ROVE: This thing is a gigantic disaster.

KARL: ... Bernie Madoff accounting, a gigantic disaster?

PLOUFFE: Well, you know, listen, Karl and the Republicans would be familiar with that, since under their leadership, they took us from big budget surpluses at the beginning of the last decade to a $1.3 trillion deficit by not paying for things like the prescription drug plan, two wars, big tax cuts.

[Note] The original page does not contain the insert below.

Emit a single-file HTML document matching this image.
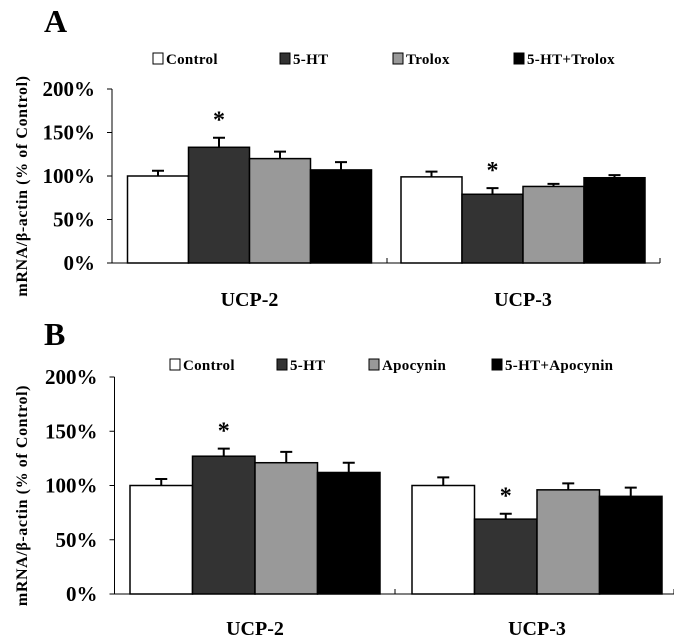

So, no, this is -- the Congressional Budget Office is very clear. Over the next two decades, this is going to cut the deficit by over a trillion dollars.

ROVE: But -- but...

PLOUFFE: A trillion dollars.

ROVE: ... cuts the deficit, it only cuts the deficit if you double-count, as you double-count $53 billion worth of Social Security payroll taxes twice, if you double-count $500 billion in Medicare cuts twice, once for reducing the cost of the $38 trillion unfunded liability in Medicare and, at the same time, for the current expenditures in this program, and if you double-count $72 trillion in premium payments for a new long-term care entitlement program twice, once for premium payments for the program and once for this.

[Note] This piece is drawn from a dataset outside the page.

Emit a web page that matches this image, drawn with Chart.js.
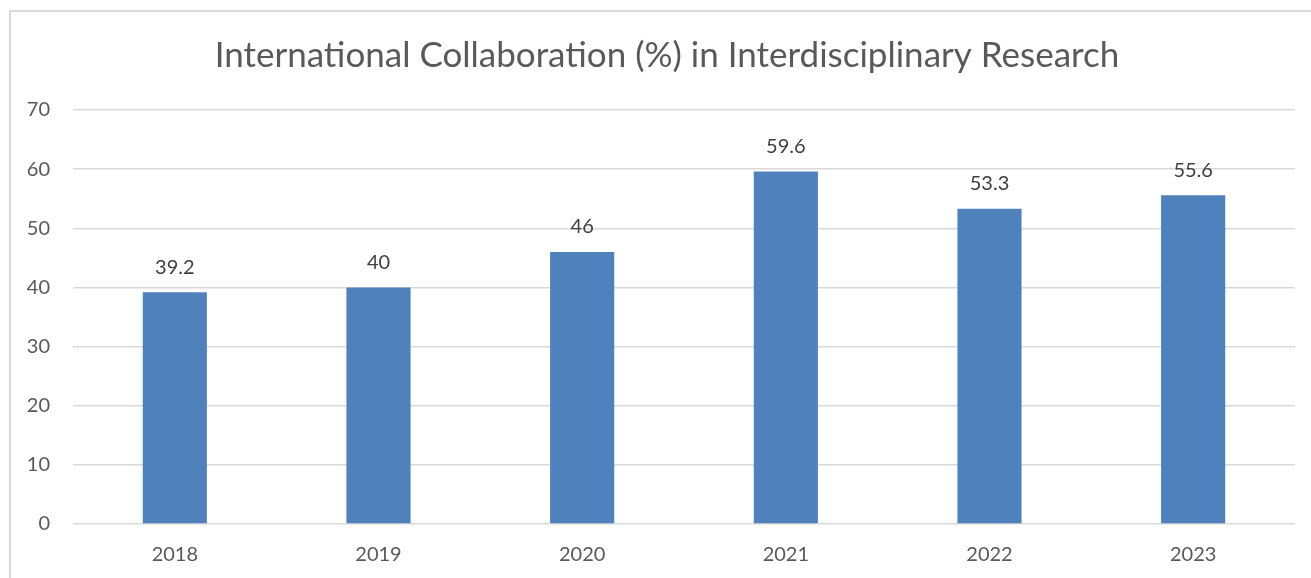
<!DOCTYPE html>
<html>
<head>
<meta charset="utf-8">
<script src="https://cdn.jsdelivr.net/npm/chart.js@4.4.1/dist/chart.umd.min.js"></script>
<style>
  html, body { margin: 0; padding: 0; background: #fff; overflow: hidden; }
  #frame { position: absolute; left: 9px; top: 10px; width: 1400px; height: 700px; border: 2px solid #d9d9d9; box-sizing: border-box; }
  #wrap { position: absolute; left: 0; top: 0; width: 1311px; height: 578px; }
</style>
</head>
<body>
<div id="frame"></div>
<div id="wrap"><canvas id="chart"></canvas></div>
<script>
// chart data
const years = ['2018', '2019', '2020', '2021', '2022', '2023'];
const collaboration = [39.2, 40, 46, 59.6, 53.3, 55.6];
const yTicks = [0, 10, 20, 30, 40, 50, 60, 70];

const chartTitle = 'International Collaboration (%) in Interdisciplinary Research';
const fontFamily = "Lato, 'Open Sans', 'Liberation Sans', sans-serif";

// title + value labels drawn by hand
const labelsPlugin = {
  id: 'labelsPlugin',
  afterDatasetsDraw(chart) {
    const ctx = chart.ctx;
    ctx.save();
    ctx.fillStyle = '#404040';
    ctx.font = '20px ' + fontFamily;
    ctx.textAlign = 'center';
    ctx.textBaseline = 'middle';
    const meta = chart.getDatasetMeta(0);
    meta.data.forEach((bar, i) => {
      ctx.fillText(String(collaboration[i]), bar.x, bar.y - 25);
    });
    ctx.fillStyle = '#595959';
    ctx.font = '35px ' + fontFamily;
    ctx.fillText(chartTitle, 667, 56);
    ctx.restore();
  }
};

const ctx = document.getElementById('chart').getContext('2d');
new Chart(ctx, {
  type: 'bar',
  data: {
    labels: years,
    datasets: [{
      data: collaboration,
      backgroundColor: '#4f81bd',
      borderWidth: 0,
      barPercentage: 0.63,
      categoryPercentage: 0.5
    }]
  },
  options: {
    responsive: true,
    maintainAspectRatio: false,
    animation: false,
    layout: { padding: { top: 110, right: 16, left: 0, bottom: 0 } },
    plugins: {
      legend: { display: false },
      title: { display: false },
      tooltip: { enabled: false }
    },
    scales: {
      x: {
        grid: { display: false, drawTicks: false },
        border: { display: false },
        ticks: { color: '#595959', font: { family: fontFamily, size: 20 }, padding: 19, maxRotation: 0 },
        afterFit(scale) { scale.height = 54; }
      },
      y: {
        min: 0,
        max: 70,
        afterBuildTicks(scale) { scale.ticks = yTicks.map(v => ({ value: v })); },
        grid: { color: '#d9d9d9', lineWidth: 1.5, drawTicks: false },
        border: { display: false },
        ticks: { color: '#595959', font: { family: fontFamily, size: 20 }, padding: 23 },
        afterFit(scale) { scale.width = 73; }
      }
    }
  },
  plugins: [labelsPlugin]
});
</script>
</body>
</html>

Look, you have run up more deficit before this bill in the first 20 months and 11 days of your term in office than was done in the entire Bush years. Your plan is to take the deficits, which were 2 percent under George W. Bush, to 5.1 percent over the next 10 years under Barack Obama.

Don't be lecturing us about what you're doing with the profligate spending that started last year with the failed stimulus bill and continued with your budget increases. You have increased the discretionary domestic spending budget in the United States 25 percent starting in the middle of the last fiscal year.

This is $2.4 trillion in cost for its first 10 years, and the country cannot afford it, and you will bankrupt the country if this bill passes.